Ferguson terus bergerak untuk mengeksploitasi ruang dan menarik lawan. Hal itu agar posisinya menciptakan ruang bagi Zirkzee. Ferguson sendiri memiliki total gol non penalti tertinggi di antara para gelandang Serie-A musim ini. Sementara Zirkzee, menunjukan pemain berteknik tinggi dan bertalenta saat menguasai bola.
Bahkan penyerang asal Belanda ini ditugaskan menjadi pemain bertahan pertama Bologna jika mengacu pada filosofi counter pressing kepada bek tengah lawan yang menguasai bola. Zirkzee juga menjadi partner yang baik bagi Riccardo Orsolini di sayap kanan.
Mereka saling mengisi dengan sempurna di sisi kanan ketika sistem 2-7-2 ala Motta dijalankan. Orsolini sendiri tidak kenal lelah berlari untuk menyerang maupun bertahan. Bahkan sama baiknya ketika menusuk ke dalam kotak penalti lawan. Lalu disempurnakan oleh kelincahan Alexis Saelemakers di sayap kiri jika kecenderungan serangan Bologna dari sisi kanan menemui kebuntuan.
Para penghuni lini depan itu didukung oleh permainan top dari Ferguson yang menguasai lini tengah Bologna. Dia menunjukkan dedikasinya agar lini tengah tidak mudah kehilangan bola dan memastikan skuadnya mampu mendapatkannya kembali dengan cepat.
Sementara di lini belakang, duet Calafiori atau Jhon Lucumi dengan Sam Beukema, dilengkapi dengan umpan-umpan akurat ke depan.
Sebetulnya Bologna tidak dilengkapi dengan skuad yang mewah pada musim ini. Ferguson dkk bisa konsisten pun karena tidak mengikuti kompetisi Eropa. Namun intinya tuntutan gaya permainan dari Motta mampu mendongkrak kesebelasannya di luar jumlah kompetisi yang dijalani.
Sejarah yang Mungkin Terulang
Bologna menunjukan banyak contoh taktik dalam praktiknya yang memberikan banyak keuntungan dari hasil di lapangan. Yakni bagaimana para pemainnya mampu melewati tekanan mulai dari garis pertahanan sendiri, lalu meneruskan bola ke lini depan.

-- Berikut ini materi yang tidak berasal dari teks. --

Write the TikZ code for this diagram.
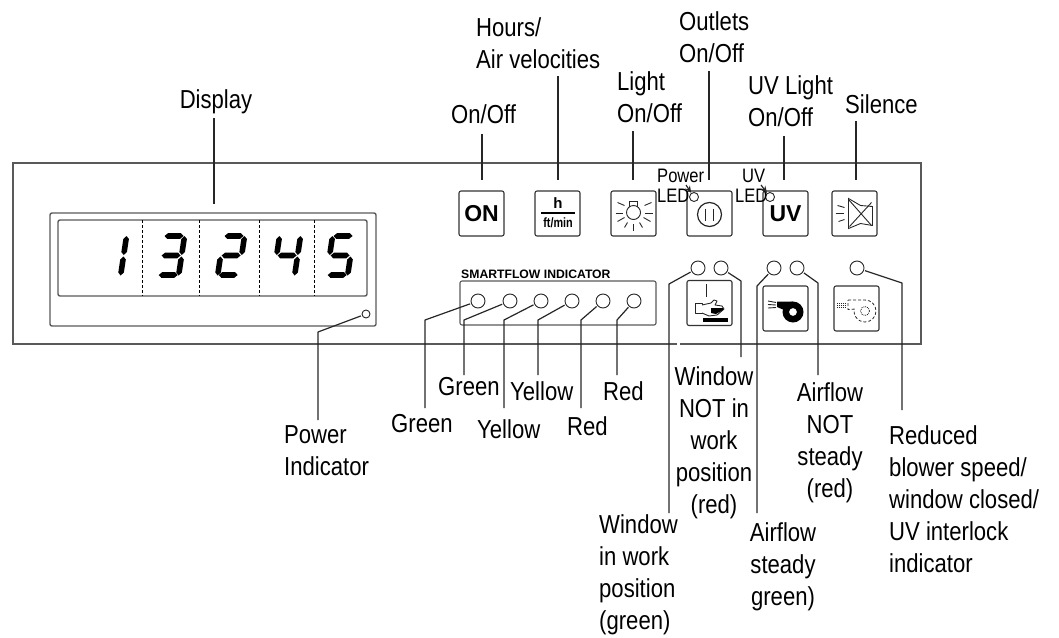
\documentclass[tikz,border=0pt]{standalone}
\usepackage{fontspec}
\setmainfont{Liberation Sans}[FakeStretch = 0.85]
\newfontfamily\iconfont{Liberation Sans}
\usetikzlibrary{arrows.meta}

\tikzset{
	callout/.style = {font = \fontsize{26}{32}\selectfont, inner sep = 0, anchor = base west, align = left},
	calloutmid/.style = {font = \fontsize{26}{32}\selectfont, inner sep = 0, anchor = base, align = center},
	smalltag/.style = {font = \fontsize{19.5}{20}\selectfont, inner sep = 0, anchor = base west},
	leader/.style = {line width = 1.2pt, black!85},
	panelline/.style = {line width = 1.4pt, black!65},
	button/.style = {draw, line width = 1.1pt, black!80, text = black, rounded corners = 2pt, minimum size = 45pt, inner sep = 0},
	led/.style = {draw, circle, line width = 0.9pt, black!85, fill = white, minimum size = 14pt, inner sep = 0},
	tinyled/.style = {led, minimum size = 9pt},
	icon/.style = {line width = 0.9pt, black!85}
}

% Seven segment display
\newcommand{\hseg}[3]{\fill (#1, #2) -- ++(3, -2.8) -- ++(#3 - 6, 0) -- ++(3, 2.8) -- ++(-3, 2.8) -- ++(-#3 + 6, 0) -- cycle;}
\newcommand{\vseg}[3]{\fill (#1, #2) -- ++(2.8, 3) -- ++(0, #3 - 6) -- ++(-2.8, 3) -- ++(-2.8, -3) -- ++(0, -#3 + 6) -- cycle;}
\newcommand{\digitsega}{\hseg{2}{3}{19}}
\newcommand{\digitsegb}{\vseg{22}{3}{19}}
\newcommand{\digitsegc}{\vseg{22}{23.5}{19}}
\newcommand{\digitsegd}{\hseg{2}{42}{19}}
\newcommand{\digitsege}{\vseg{1}{23.5}{19}}
\newcommand{\digitsegf}{\vseg{1}{3}{19}}
\newcommand{\digitsegg}{\hseg{2}{22.5}{19}}
\newcommand{\sevenseg}[2]{
	\begin{scope}[shift = {(#1, 233)}, xslant = 0.15]
		\foreach \s in {#2}
			{\csname digitseg\s\endcsname}
	\end{scope}
}

\begin{document}
\begin{tikzpicture}[x = 1pt, y = -1pt]
\useasboundingbox (0, 0) rectangle (1059, 637);

	% Panel

	\draw [panelline] (680, 344) -- (921, 344) -- (921, 163) -- (13, 163) -- (13, 344) -- (677, 344);

	% Display

	\draw [panelline, rounded corners = 2pt] (50, 213) rectangle (376, 326);
	\draw [panelline, rounded corners = 2pt] (58, 220) rectangle (367, 296);
	\foreach \x in {142, 199, 259, 314}
		\draw [densely dashed, line width = 0.8pt] (\x, 220) -- (\x, 296);

	\sevenseg{105}{b, c}
	\sevenseg{163}{a, b, c, d, g}
	\sevenseg{223}{a, b, d, e, g}
	\sevenseg{279}{b, c, f, g}
	\sevenseg{332}{a, c, d, f, g}

	\node [led, minimum size = 8pt] (powerled) at (366, 314) {};

	% Buttons

	\node [button] (onbutton) at (481.5, 213.5) {\iconfont\bfseries\fontsize{23}{23}\selectfont ON};
	\node [button] (hourbutton) at (557.5, 213.5) {};
	\node [button] (lightbutton) at (633.5, 213.5) {};
	\node [button] (outletbutton) at (709.5, 213.5) {};
	\node [button] (uvbutton) at (785.5, 213.5) {\iconfont\bfseries\fontsize{23}{23}\selectfont UV};
	\node [button] (silencebutton) at (854.5, 213.5) {};
	\node [button] (windowicon) at (709.5, 303) {};
	\node [button] (blowericon) at (785.5, 308.5) {};
	\node [button] (reducedicon) at (856.5, 308.5) {};

	% Hours button

	\node [inner sep = 0, font = \iconfont\bfseries\fontsize{15}{15}\selectfont] (hoursign) at (558, 203.5) {h};
	\node [inner sep = 0, font = \iconfont\bfseries\fontsize{13.5}{14}\selectfont, xscale = 0.8] (ftsign) at (558, 223) {ft/min};
	\draw [line width = 1.2pt] (541, 213) -- (575, 213);

	% Light button

	\begin{scope}[shift = {(lightbutton.center)}, icon]
		\draw (0, -1) circle (7);
		\draw (-4, -7) -- (-4, -12) -- (4, -12) -- (4, -7);
		\foreach \xa/\ya/\xb/\yb in {-16/-11/-9/-8, -18/0/-11/0, -16/8/-9/4, -9/14/-6/9, 0/17/0/10, 9/14/6/9, 17/8/10/4, 19/0/11/0, 18/-11/11/-8}
			\draw (\xa, \ya) -- (\xb, \yb);
	\end{scope}

	% Outlet button

	\begin{scope}[shift = {(outletbutton.center)}, icon]
		\draw [line width = 1.2pt] (0, 1) circle (12);
		\draw [line width = 1.5pt] (-4, -5) -- (-4, 7);
		\draw [line width = 1.5pt] (4, -5) -- (4, 7);
	\end{scope}

	% Silence button

	\begin{scope}[shift = {(silencebutton.center)}, icon]
		\foreach \xa/\ya/\xb/\yb in {-17/-8/-10/-6, -19/0/-11/0, -16/8/-10/6}
			\draw (\xa, \ya) -- (\xb, \yb);
		\draw (-6, -15) -- (6, -8) -- (18, -7) -- (18, 12) -- (6, 10) -- (-6, 15) -- cycle;
		\draw (-6, -14) -- (17, 12);
		\draw (17, -11) -- (-5, 13);
	\end{scope}

	% Window icon

	\draw [icon] (706, 284) -- (706, 297);
	\draw [icon, line join = round] (695, 303) rectangle (702, 313);
	\draw [icon, line join = round, fill = white] (702, 305) -- (711, 303) -- (714, 300) -- (717, 301) -- (715, 305) -- (722, 306) -- (724, 309) -- (717, 315) -- (709, 316) -- (702, 313);
	\fill (711, 308) -- (723, 308) -- (723, 310) -- (716, 314) -- (711, 313) -- cycle;
	\fill (703, 318) rectangle (728, 322);

	% Blower icon

	\fill [even odd rule] (793, 312) circle (10.5) (793, 312) circle (4);
	\fill (777, 301.5) -- (793, 301.5) -- (793, 307) -- (784, 310) -- (777, 307) -- cycle;
	\foreach \ya/\yb in {301/302.5, 304.5/305, 308/307.5}
		\draw [icon] (768, \ya) -- (776, \yb);

	% Reduced speed icon

	\draw [icon, densely dashed, line width = 0.8pt] (848, 300) -- (865, 300) arc (-90 : 190 : 11) -- (848, 309.5) -- cycle;
	\draw [icon, densely dotted, line width = 0.8pt] (865, 311) circle (4.5);
	\foreach \y in {303, 305, 307}
		\draw [icon, densely dotted, line width = 0.8pt] (837, \y) -- (846, \y);

	% Smartflow box

	\draw [panelline, line width = 1.1pt, rounded corners = 2pt] (460, 281) rectangle (656, 325);
	\node [inner sep = 0, anchor = base west, font = \iconfont\bfseries\fontsize{12.2}{13}\selectfont] (smartflow) at (461, 278) {SMARTFLOW INDICATOR};

	% LEDs

	\foreach \name/\x in {greena/478, greenb/510, yellowa/541, yellowb/572, reda/603, redb/634}
		\node [led] (\name) at (\x, 301) {};
	\foreach \name/\x in {windowon/698, windowoff/721, airon/774, airoff/797, reduced/857}
		\node [led] (\name) at (\x, 268) {};
	\node [tinyled] (powertag) at (694, 197) {};
	\node [tinyled] (uvtag) at (770, 197) {};

	% Upper labels

	\node [calloutmid] (displaylabel) at (216, 108) {Display};
	\node [callout] (onlabel) at (451, 123) {On/Off};
	\node [callout] (hourlabel) at (476, 68) {Hours/\\Air velocities};
	\node [callout] (lightlabel) at (617, 122) {Light\\On/Off};
	\node [callout] (outletlabel) at (679, 62) {Outlets\\On/Off};
	\node [callout] (uvlabel) at (748, 126) {UV Light\\On/Off};
	\node [callout] (silencelabel) at (845, 113) {Silence};

	\node [smalltag] (powertext) at (657, 182) {Power};
	\node [smalltag] (powerledtext) at (657, 202) {LED};
	\node [smalltag] (uvtext) at (742, 182) {UV};
	\node [smalltag] (uvledtext) at (735, 202) {LED};

	% Lower labels

	\node [callout] (indicatorlabel) at (284, 475) {Power\\Indicator};
	\node [callout] (greenalabel) at (391, 432) {Green};
	\node [callout] (greenblabel) at (438, 395) {Green};
	\node [callout] (yellowalabel) at (477, 438) {Yellow};
	\node [callout] (yellowblabel) at (510, 400) {Yellow};
	\node [callout] (redalabel) at (567, 435) {Red};
	\node [callout] (redblabel) at (603, 400) {Red};
	\node [callout] (windowonlabel) at (599, 629) {Window\\in work\\position\\(green)};
	\node [calloutmid] (windowofflabel) at (714, 513) {Window\\NOT in\\work\\position\\(red)};
	\node [calloutmid] (aironlabel) at (783, 605) {Airflow\\steady\\green)};
	\node [calloutmid] (airofflabel) at (830, 497) {Airflow\\NOT\\steady\\(red)};
	\node [callout] (reducedlabel) at (889, 572) {Reduced\\blower speed/\\window closed/\\UV interlock\\indicator};

	% Upper leaders

	\foreach \name/\x/\y in {on/482/134, hour/558/76, light/633/131, outlet/709/71, uv/784/136, silence/856/121} {
		\coordinate (\name top) at (\x, \y);
		\coordinate (\name foot) at (\x, 180);
		\draw [leader] (\name top) -- (\name foot);
	}
	\coordinate (displaytop) at (214, 118);
	\coordinate (displayfoot) at (214, 204);
	\draw [leader] (displaytop) -- (displayfoot);

	\coordinate (powertail) at (686, 185);
	\coordinate (uvtail) at (761, 185);
	\draw [leader, -{Stealth[length = 7pt, width = 6pt]}] (powertail) -- (powertag);
	\draw [leader, -{Stealth[length = 7pt, width = 6pt]}] (uvtail) -- (uvtag);

	% Lower leaders

	\foreach \name/\bx/\by/\ey in {powerled/318/332/420, greena/425/320/408, greenb/464/320/375, yellowa/504/320/408, yellowb/538/320/375, reda/581/320/408, redb/617/320/375, windowon/669/284/513, windowoff/741/281/357, airon/757/286/513, airoff/818/283/375, reduced/902/283/410} {
		\coordinate (\name bend) at (\bx, \by);
		\coordinate (\name end) at (\bx, \ey);
		\draw [leader, line join = round, shorten <= 1pt] (\name) -- (\name bend) -- (\name end);
	}

\end{tikzpicture}
\end{document}
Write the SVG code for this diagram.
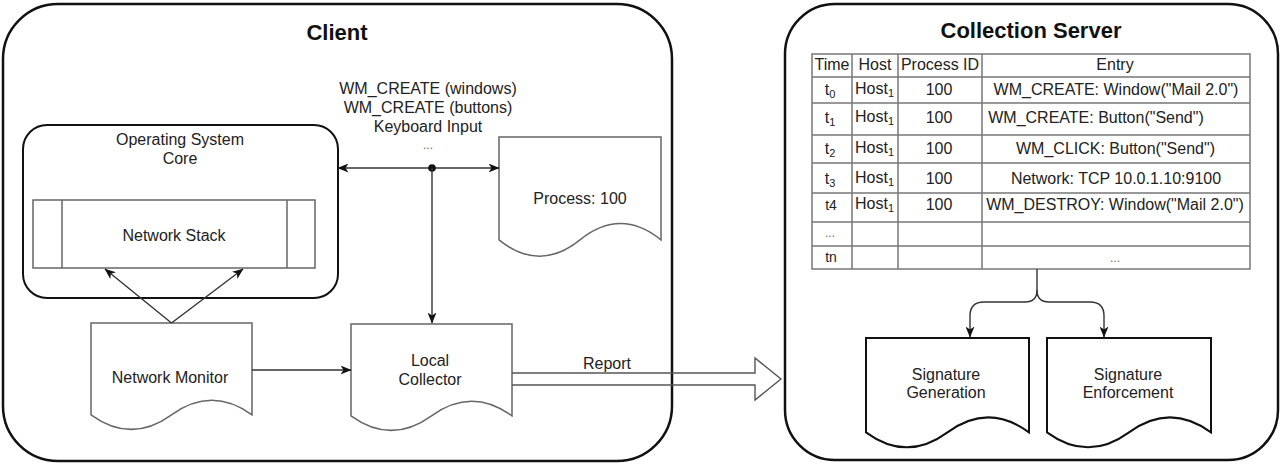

Menggali strategi yang dirancang Motta memang begitu rumit, namun ia menampilkan filosofi sepak bola dari seorang pelatih ulung.
Kerumitan membangun serangan dan struktur pertahanannya pun telah menunjukkan pengaruh Motta terhadap evolusi tim yang strategis. Kelancaran dan kemampuan beradaptasi yang ditunjukkan Bologna di bawah bimbingan Motta juga menggambarkan komitmen para pemainnya terhadap gaya permainan modern dan dinamis.
Penekanan pada penguasaan bola, permainan posisi, dan soliditas pertahanan yang cermat, tertanam dalam filosofi kepelatihan Motta. Ia berhasil menjanjikan sebuah perjalanan menarik menuju dimensi strategis dari permainan yang indah ini. Pencapaian Motta tidaklah singkat sehingga ia bisa memimpin Bologna sebagai raksasa baru di Serie-A ini.
Seyogyanya, Bologna sendiri merupakan klub besar Serie-A di masa lalu. Buktinya, mereka mengoleksi tujuh gelar Serie-A sejak 1920-an sampai 1960-an. Lalu memenangkan Piala Intertoto (sekarang Konferensi Eropa) 1998/99 dan menjadi pengganggu stabilitas papan atas Serie-A pada awal 2000-an.
Bersama Motta, sejarah mungkin bisa terulang. Namun satu hal yang pasti, tidak ada lagi yang mengejek 2-7-2 milik Motta sekarang.